Monday, August 11, 2025

Social Evolution, Purāṇa, and the Cycle of Human Destiny

 


🌏 Social Evolution, Purāṇa, and the Cycle of Human Destiny

The world today feels like a crowded neighbourhood where the old shopkeepers have been replaced by traders dealing in fear, control, and distraction. We live in an age where value is measured not by wisdom or virtue, but by the currency one holds — whether that be money, influence, or technology.

Social evolution moves in cycles, much like the yugas described in the Purāṇas. From Satya Yuga’s truthfulness to Kali Yuga’s materialism, societies gradually shift from collective harmony to fragmented self-interest. Each phase has its virtues and its vices — but in our current stage, we face a dangerous imbalance: technological advancement without corresponding moral maturity.

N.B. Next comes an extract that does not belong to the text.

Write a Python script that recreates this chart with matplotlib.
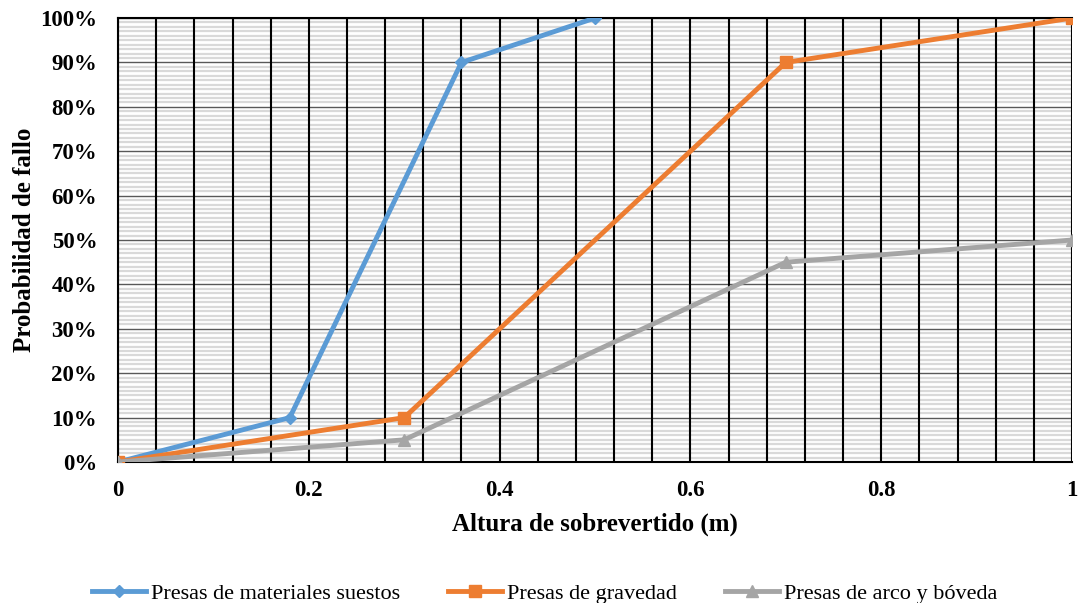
import numpy as np
import matplotlib.pyplot as plt
from matplotlib.ticker import MultipleLocator, PercentFormatter

# Data
x_materiales = [0, 0.18, 0.36, 0.5]
y_materiales = [0, 0.10, 0.90, 1.00]

x_gravedad = [0, 0.3, 0.7, 1.0]
y_gravedad = [0, 0.10, 0.90, 1.00]

x_arco = [0, 0.3, 0.7, 1.0]
y_arco = [0, 0.05, 0.45, 0.50]

plt.rcParams['font.family'] = ['Liberation Serif', 'DejaVu Serif']

fig = plt.figure(figsize=(10.79, 6.03), dpi=100)
ax = fig.add_axes([0.1094, 0.2338, 0.8841, 0.7363])

# Grid lines: light minor horizontals, darker majors, black verticals on top
ax.xaxis.set_major_locator(MultipleLocator(0.2))
ax.xaxis.set_minor_locator(MultipleLocator(0.04))
ax.yaxis.set_major_locator(MultipleLocator(0.1))
ax.yaxis.set_minor_locator(MultipleLocator(0.01))
ax.grid(which='minor', axis='y', color='#d9d9d9', linewidth=1.6)
ax.grid(which='major', axis='y', color='#595959', linewidth=1.0)
ax.grid(which='both', axis='x', color='black', linewidth=1.5)
ax.set_axisbelow(True)
ax.yaxis.set_zorder(0.5)
ax.xaxis.set_zorder(0.6)

ax.plot(x_materiales, y_materiales, color='#5B9BD5', linewidth=3.5, marker='D', markersize=6,
        label='Presas de materiales suestos', zorder=3)
ax.plot(x_gravedad, y_gravedad, color='#ED7D31', linewidth=3.5, marker='s', markersize=8,
        label='Presas de gravedad', zorder=3)
ax.plot(x_arco, y_arco, color='#A5A5A5', linewidth=3.5, marker='^', markersize=8,
        label='Presas de arco y bóveda', zorder=3)

ax.set_xlim(0, 1)
ax.set_ylim(0, 1)
ax.yaxis.set_major_formatter(PercentFormatter(1.0, decimals=0))
ax.xaxis.set_major_formatter(lambda v, p: f'{v:.1f}' if 0.01 < v < 0.99 else f'{v:.0f}')

ax.tick_params(which='both', length=0)
ax.tick_params(axis='x', pad=13)
ax.tick_params(axis='y', pad=15)
for lbl in ax.get_xticklabels() + ax.get_yticklabels():
    lbl.set_fontweight('bold')
    lbl.set_fontsize(16.5)

for side in ['top', 'left', 'bottom']:
    ax.spines[side].set_color('black')
    ax.spines[side].set_linewidth(1.5)
ax.spines['right'].set_visible(False)

ax.set_xlabel('Altura de sobrevertido (m)', fontsize=18, fontweight='bold', labelpad=8)
ax.set_ylabel('Probabilidad de fallo', fontsize=18, fontweight='bold', labelpad=3)

fig.legend(loc='lower center', bbox_to_anchor=(0.505, -0.035), ncol=3, frameon=False,
           fontsize=16, handlelength=2.43, columnspacing=2.16, handletextpad=0.22)

fig.savefig('out.png', dpi=100)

🔄 The Cycle of Rise and Fall

Historical and anthropological studies show that civilizations pass through four broad stages:

  1. Foundational Unity (Satya-like stage) – Society is bound by shared truth, dharma, and high trust.
  2. Expansion (Treta-like stage) – Innovation and ambition grow, but inequality begins to appear.
  3. Fragmentation (Dvapara-like stage) – Competing powers, loss of common narrative, rise of mistrust.
  4. Collapse/Transition (Kali-like stage) – Over-commercialization of life, erosion of values, survivalism dominates.

We are deep into the fourth phase. Indicators are clear — jobs without meaning, politics without vision, education without purpose, and wealth without responsibility.

📜 Why Purāṇas Matter Now

The Purāṇas are not just mythological tales. They are coded civilizational memory — repositories of lessons learned from countless past cycles. Their purpose is not only to preserve stories but to warn us about repeating the mistakes of history.

  • They teach cyclical time: reminding us that decline is not the end but part of a renewal process.
  • They preserve archetypes: heroes, villains, sages, and fools — patterns we see even today in corporate boardrooms, political offices, and community life.
  • They reveal the consequences of imbalance: whether it’s the greed of King Vena, the arrogance of Ravana, or the complacency of the Kauravas.

Linking to Today’s Social Risk

In today’s corporate and national life, we see the same archetypes:

  • The opportunist trader replacing the guardian of values.
  • The mute spectator who avoids speaking truth to power.
  • The hero in exile — the few who carry integrity like a burden in a cynical world.

In the Purāṇic frame, this is the point where society either slides into chaos or begins the slow climb toward a new Satya-like stage.

🌱 Our Role in the Cycle

The question is not whether decline is happening — it is. The question is: What role will you choose?
The Purāṇas urge us to act as dharmic anchors in times of turbulence:

  • Document truth.
  • Speak with compassion but without fear.
  • Preserve wisdom for those who will build the next cycle.

🕰 The Long View

Kavi Sukanta once wrote that in a hungry nation, the moon is just a shining bread. In times of moral hunger, Purāṇic wisdom becomes that bread — simple, sustaining, and quietly revolutionary.

Whether we work in government, corporations, or our local communities, the call is the same:
Be the memory-keepers and truth-tellers of this cycle, so the next one begins with more light than darkness.